Antony Garfield "Tony" Henry is an English opera singer from St Albans, Hertfordshire, England.

== Personal life ==
Henry was the third of five children. His parents are Ghanaian by birth. As a child, he often had to get clothes from the charity Barnardo's. During his childhood, his siblings were often involved with the police, with one going to prison for grievous bodily harm. When he was 17, Henry was accepted into the Central School of Ballet and worked for a builder while also learning opera. Henry moved to London when he attended the Central School of Ballet, but later moved to Inverness, Scotland.

== Career ==
Outside of ballet, Henry started doing stunt work which included work on The Bill. Henry later realized that he "wasn't a very good stunt man" and later changed perform for five years in Starlight Express in the West End of London. During a performance of Carmen Jones with The Old Vic, professional opera singers encouraged Henry to focus on opera because "he had a voice to die for". He later appeared in Madama Butterfly at the Royal Albert Hall and at the Covent Garden restaurant Sarastro. While at Sarastro, producers from Warner Music UK signed him for their label. They also encouraged Henry to perform opera combined with hip hop. He was compared as a combination of Luciano Pavarotti and Puff Daddy.

===Football===
Henry has also performed before association football matches. In 2003 he performed "Abide with Me" before the 2003 FA Cup Final at the Millennium Stadium. Arsenal fans were impressed with his performance and nicknamed him the "Voice of Arsenal". In 2007, Henry sang the Croatian national anthem, "Lijepa naša domovino" before Croatia's match against the England national football team at Wembley Stadium. During the performance, Henry made a mistake with the lyrics. Henry was supposed to sing "Mila kuda si planina" ("My dear, how we love your mountains"), instead he sang "Mila kura si planina" ("My dear, my penis is a mountain").

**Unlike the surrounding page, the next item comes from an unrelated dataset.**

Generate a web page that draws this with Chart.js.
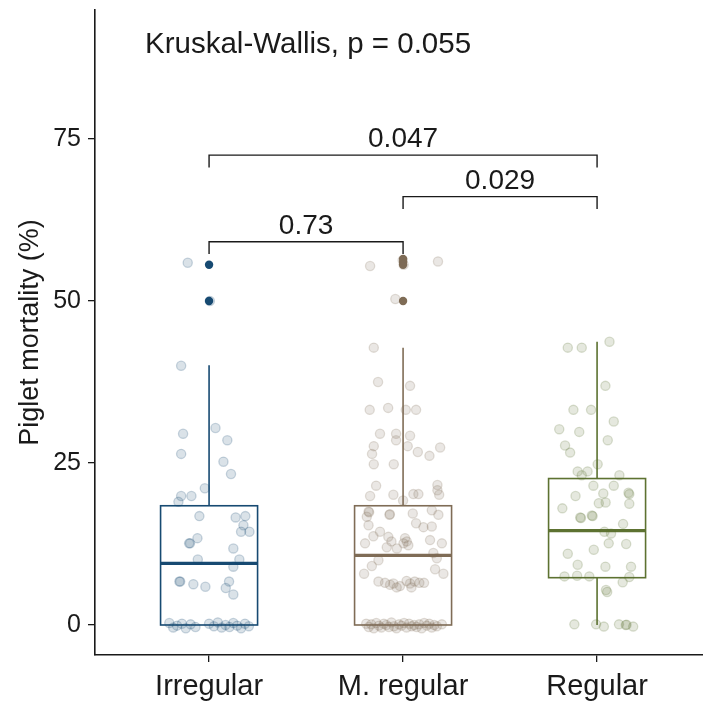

Henry apologized for the mistake, however Croatian fans considered him a lucky omen as they felt that his mistake helped the players relax as they were seen laughing after it. They also petitioned the Croatian Football Federation to hire Henry as an official mascot and for him to sing at their games at UEFA Euro 2008.

== Album ==
In 2003, Henry released the album Modern Arias. Sales of the album were slow at first, but by 2006, it reached #37 in the Belgian Albums Chart. It was released under the label Chamilitary, founded by businessman and rapper Chamillionaire.